As you increase alpha, your power goes down and you need a higher sample size to achieve comparable power!

4. Mudge’s Optimal Alpha

We can actually use that approach to calculate Mudge’s Optimal Alpha. Let’s assume there is an equal cost to a type I versus type II error (a good call in many studies!). We can use the approach above to calculate \(\omega = (\alpha + \beta)/2\) and then find the value of \(\alpha\) at the minimum of \(\omega\). And we can do this for different sample sizes.

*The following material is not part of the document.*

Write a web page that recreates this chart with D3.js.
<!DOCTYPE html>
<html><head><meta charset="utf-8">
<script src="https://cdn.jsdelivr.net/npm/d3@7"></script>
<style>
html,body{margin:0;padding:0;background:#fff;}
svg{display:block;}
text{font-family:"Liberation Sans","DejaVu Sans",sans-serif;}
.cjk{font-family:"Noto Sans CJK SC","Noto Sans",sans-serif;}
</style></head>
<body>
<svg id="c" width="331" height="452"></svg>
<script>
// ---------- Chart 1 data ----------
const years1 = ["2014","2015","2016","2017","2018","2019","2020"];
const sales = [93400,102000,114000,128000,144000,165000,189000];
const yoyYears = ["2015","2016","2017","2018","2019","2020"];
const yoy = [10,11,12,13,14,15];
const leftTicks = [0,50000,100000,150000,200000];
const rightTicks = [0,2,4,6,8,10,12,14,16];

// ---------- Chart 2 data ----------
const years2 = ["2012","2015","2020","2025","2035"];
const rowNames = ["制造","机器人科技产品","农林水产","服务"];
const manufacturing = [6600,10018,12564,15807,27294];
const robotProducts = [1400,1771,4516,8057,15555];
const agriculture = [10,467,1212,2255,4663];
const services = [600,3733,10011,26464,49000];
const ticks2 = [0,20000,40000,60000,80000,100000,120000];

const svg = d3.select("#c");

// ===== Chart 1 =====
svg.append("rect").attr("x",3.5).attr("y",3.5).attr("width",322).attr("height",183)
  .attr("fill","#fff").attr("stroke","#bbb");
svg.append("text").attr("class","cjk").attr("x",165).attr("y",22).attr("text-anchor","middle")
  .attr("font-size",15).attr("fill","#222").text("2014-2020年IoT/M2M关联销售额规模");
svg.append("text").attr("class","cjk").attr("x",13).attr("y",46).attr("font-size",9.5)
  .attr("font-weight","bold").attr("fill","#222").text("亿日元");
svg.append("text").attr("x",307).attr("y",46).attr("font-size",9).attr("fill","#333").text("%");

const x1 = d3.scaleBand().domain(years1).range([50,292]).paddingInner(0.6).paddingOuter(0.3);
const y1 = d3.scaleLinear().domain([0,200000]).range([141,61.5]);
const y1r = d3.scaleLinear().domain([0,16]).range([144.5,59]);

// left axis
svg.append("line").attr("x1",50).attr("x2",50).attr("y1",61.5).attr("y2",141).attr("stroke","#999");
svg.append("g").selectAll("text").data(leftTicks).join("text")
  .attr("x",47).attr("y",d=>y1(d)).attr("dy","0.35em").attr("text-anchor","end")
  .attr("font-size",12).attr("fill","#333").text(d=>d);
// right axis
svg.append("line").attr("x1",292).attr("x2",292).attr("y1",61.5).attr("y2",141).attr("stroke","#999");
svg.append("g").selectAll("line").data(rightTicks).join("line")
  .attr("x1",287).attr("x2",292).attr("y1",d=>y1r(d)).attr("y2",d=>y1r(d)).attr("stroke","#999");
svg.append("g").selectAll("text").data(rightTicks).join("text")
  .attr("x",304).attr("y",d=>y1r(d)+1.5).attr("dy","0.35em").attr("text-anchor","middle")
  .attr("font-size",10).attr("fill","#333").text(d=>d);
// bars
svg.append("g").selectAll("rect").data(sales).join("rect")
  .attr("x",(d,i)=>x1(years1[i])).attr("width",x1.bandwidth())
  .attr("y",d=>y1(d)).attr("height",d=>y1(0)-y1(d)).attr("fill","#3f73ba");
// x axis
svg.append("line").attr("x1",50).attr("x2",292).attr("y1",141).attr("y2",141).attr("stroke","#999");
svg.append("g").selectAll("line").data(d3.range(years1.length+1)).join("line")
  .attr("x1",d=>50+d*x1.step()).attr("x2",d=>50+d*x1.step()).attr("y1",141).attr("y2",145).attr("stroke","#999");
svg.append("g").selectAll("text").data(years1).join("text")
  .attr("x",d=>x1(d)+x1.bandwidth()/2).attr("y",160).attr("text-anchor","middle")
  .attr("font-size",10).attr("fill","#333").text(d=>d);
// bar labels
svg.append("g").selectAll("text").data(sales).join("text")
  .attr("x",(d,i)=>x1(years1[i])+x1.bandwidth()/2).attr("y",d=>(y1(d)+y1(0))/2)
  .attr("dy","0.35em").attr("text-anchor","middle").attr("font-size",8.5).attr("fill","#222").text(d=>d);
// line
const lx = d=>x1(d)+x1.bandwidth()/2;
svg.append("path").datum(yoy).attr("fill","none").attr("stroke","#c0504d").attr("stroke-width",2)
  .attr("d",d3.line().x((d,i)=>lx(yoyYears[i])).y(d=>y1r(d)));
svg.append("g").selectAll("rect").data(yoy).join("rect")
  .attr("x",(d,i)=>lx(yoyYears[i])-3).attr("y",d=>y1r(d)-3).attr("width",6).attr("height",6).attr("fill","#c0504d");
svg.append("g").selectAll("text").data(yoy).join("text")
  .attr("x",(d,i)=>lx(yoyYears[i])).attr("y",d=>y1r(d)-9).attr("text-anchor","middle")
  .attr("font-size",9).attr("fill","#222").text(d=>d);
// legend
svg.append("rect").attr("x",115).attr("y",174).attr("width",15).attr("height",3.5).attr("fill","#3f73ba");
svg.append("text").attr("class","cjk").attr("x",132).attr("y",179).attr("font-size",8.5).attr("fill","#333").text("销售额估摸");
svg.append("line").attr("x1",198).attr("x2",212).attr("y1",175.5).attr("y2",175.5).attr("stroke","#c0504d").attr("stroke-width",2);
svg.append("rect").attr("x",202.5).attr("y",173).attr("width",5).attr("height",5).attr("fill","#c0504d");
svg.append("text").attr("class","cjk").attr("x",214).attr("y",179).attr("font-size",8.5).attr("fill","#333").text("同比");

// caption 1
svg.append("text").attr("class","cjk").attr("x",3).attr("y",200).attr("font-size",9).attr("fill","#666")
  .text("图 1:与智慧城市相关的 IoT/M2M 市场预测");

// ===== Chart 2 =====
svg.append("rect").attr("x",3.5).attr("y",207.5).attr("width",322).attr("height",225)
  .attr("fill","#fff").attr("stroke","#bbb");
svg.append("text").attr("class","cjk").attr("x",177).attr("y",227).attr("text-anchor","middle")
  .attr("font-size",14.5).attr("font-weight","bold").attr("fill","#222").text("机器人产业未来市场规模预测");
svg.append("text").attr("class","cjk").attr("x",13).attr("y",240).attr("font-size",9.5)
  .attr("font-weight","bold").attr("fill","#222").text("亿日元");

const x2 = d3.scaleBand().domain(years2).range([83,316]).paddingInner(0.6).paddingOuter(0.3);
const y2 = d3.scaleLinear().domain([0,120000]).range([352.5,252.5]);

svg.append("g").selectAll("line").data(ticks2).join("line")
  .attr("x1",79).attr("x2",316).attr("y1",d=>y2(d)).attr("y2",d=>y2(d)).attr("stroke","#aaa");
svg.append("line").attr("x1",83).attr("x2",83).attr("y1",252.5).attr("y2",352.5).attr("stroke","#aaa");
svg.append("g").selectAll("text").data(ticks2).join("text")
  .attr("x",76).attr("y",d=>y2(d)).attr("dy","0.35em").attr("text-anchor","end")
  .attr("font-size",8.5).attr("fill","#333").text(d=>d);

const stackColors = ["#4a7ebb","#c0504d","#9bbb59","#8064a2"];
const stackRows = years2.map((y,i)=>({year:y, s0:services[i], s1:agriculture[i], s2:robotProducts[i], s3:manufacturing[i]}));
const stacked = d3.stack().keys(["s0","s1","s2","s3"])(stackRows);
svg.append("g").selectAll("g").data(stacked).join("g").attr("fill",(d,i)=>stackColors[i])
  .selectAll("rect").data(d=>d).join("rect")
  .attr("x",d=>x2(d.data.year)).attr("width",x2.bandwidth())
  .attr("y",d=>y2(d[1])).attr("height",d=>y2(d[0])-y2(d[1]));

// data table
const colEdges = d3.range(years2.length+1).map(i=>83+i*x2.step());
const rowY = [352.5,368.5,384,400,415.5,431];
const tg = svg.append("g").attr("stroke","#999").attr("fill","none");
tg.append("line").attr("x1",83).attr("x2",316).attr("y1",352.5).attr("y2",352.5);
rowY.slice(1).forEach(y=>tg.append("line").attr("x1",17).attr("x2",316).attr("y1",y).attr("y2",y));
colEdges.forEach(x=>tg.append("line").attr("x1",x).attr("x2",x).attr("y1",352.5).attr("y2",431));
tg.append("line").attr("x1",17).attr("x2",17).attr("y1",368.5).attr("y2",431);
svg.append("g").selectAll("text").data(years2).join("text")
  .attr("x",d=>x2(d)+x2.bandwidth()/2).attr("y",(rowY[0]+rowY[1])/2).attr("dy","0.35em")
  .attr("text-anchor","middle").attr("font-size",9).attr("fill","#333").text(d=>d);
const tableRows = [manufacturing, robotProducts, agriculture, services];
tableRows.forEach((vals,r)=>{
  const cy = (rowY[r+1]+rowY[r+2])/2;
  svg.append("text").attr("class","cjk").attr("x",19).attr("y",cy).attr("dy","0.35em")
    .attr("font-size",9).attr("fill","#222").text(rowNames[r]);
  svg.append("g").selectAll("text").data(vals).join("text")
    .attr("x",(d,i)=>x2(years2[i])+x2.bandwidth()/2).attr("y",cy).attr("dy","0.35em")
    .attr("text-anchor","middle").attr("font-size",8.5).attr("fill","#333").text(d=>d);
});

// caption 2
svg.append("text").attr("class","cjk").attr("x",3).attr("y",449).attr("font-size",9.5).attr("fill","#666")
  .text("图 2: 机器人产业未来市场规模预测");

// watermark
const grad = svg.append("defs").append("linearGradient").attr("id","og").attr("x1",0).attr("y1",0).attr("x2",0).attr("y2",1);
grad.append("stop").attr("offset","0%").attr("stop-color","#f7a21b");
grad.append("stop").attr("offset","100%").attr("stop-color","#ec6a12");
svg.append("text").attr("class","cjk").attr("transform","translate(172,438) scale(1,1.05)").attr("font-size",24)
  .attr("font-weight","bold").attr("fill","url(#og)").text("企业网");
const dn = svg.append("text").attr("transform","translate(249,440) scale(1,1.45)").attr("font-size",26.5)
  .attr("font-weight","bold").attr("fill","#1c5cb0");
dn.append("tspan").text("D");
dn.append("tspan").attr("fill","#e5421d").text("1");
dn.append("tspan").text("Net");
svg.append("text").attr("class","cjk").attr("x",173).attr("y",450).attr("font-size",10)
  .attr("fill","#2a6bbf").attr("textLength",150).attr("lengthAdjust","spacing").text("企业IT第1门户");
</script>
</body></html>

Let’s go with 10.

mudge <- p_tibble |>
  crossing(tibble(alpha = seq(0.001, 0.15, length.out = 500))) |>
  group_by(n, alpha) |>
  summarize(beta = sum(p > alpha)/n())|>
  mutate(omega = (alpha + beta)/2,
         power = 1-beta)

ggplot(data = mudge |> filter(n == 10),
       mapping = aes(x = alpha, y = omega)) +
  geom_line()

mudge |> 
  ungroup() |>
  filter(n == 10) |>
  filter(omega == min(omega))
# A tibble: 1 × 5
      n  alpha  beta  omega power
  <int>  <dbl> <dbl>  <dbl> <dbl>
1    10 0.0428 0.022 0.0324 0.978

We can even look at how the optimal alpha will change by sample size

opt_alpha <- mudge |> 
  filter(omega == min(omega))

ggplot(data = opt_alpha,
       mapping = aes(x = n, y = alpha)) +
  geom_line()

Neat!

5. Example

Let’s say we have a simple experiment - we have three groups, A, B, and C. The true value of y for each group is 1, 3, and 5, respectively, with a residual standard deviation of 2. Note, to replicate treatments, rep(c("A", "B", "C"), n) should do! Similarly, use a vector for means to a normal distribution when simulating y.

  • If alpha = 0.05, what’s the optimal sample size to achieve a power of 0.8 for an F test?

  • If alpha = 0.05, what’s the optimal sample size to achieve a power of 0.8 for a comparison of group B to C?

  • What is the optimal alpha for an F test with a sample size of 12?